Aber Notker Wolf legt noch einen drauf. „Wir fragen aber zu wenig danach, wo wir ohne den Staat auskommen können. Die Bürger verhalten sich oft wie Kinder, die keine Verantwortung übernehmen wollen.“
Mit katholischer Soziallehre oder dem Evangelium Jesu Christi hat die Nachplapperei neoliberaler Glaubenssätze des Abtprimas nichts zu tun. Er beweist damit eher, dass er selbst kindisch ist und nicht die Bürger. Wie ein Sektierer von Scientology macht der das mittelalterliche „ora et labora“ zum Dogma der kapitalistischen Neuzeit.
Mit dieser Agitation gegen den Staat und die Sozialstaatlichkeit fallen Notker Wolf und andere Kirchenvertreter weit hinter die Einsicht zurück, die Ketteler und Kolping, ja die schon Jesus Christus vor 2.000 Jahren hatte: Der Mensch erreicht Selbstverantwortung nur durch Mitverantwortung.

PS: Aber wir sollten Wolf vielleicht ruhig den Gefallen tun und fragend werden. So können wir doch fragen, warum man gerade in den kirchlichen Diensten so oft Lohndumping und plumpe Lohndrückerei vorfindet? Und wenn wir gerade dabei sind, könnten wir doch den Gedanken zu Ende führen und überlegen, wo wir sonst noch ohne den Staat auskommen wollen, so könnten wir doch z.B. fragen, warum wir auch das Einziehen der Kirchensteuern nicht einfach den Kirchen überlassen?
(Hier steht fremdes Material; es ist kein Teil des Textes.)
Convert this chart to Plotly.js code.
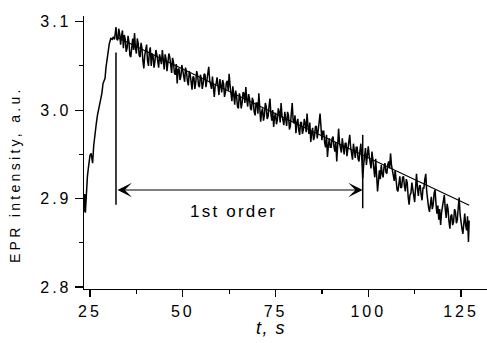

Anmerkung WL: Wolf scheint er Vorzeige-Mönch der INSM zu sein und wird auf sog. Diskussionsveranstaltungen herumgereicht. Wie wenig Interesse an Diskussion die INSM in Wirklichkeit hat verdeutlicht eine Debatte zwischen dem Abtprimas und der ehemaligen Vizechefin des DGB, Ursula Engelen Kefer. In ihrem Bericht über diese Veranstaltung wird Engelen-Kefer mit keinem einzigen Satz zitiert, dafür mit umso größerer Begeisterung die hohlen Sprüche des Ordens-Managers.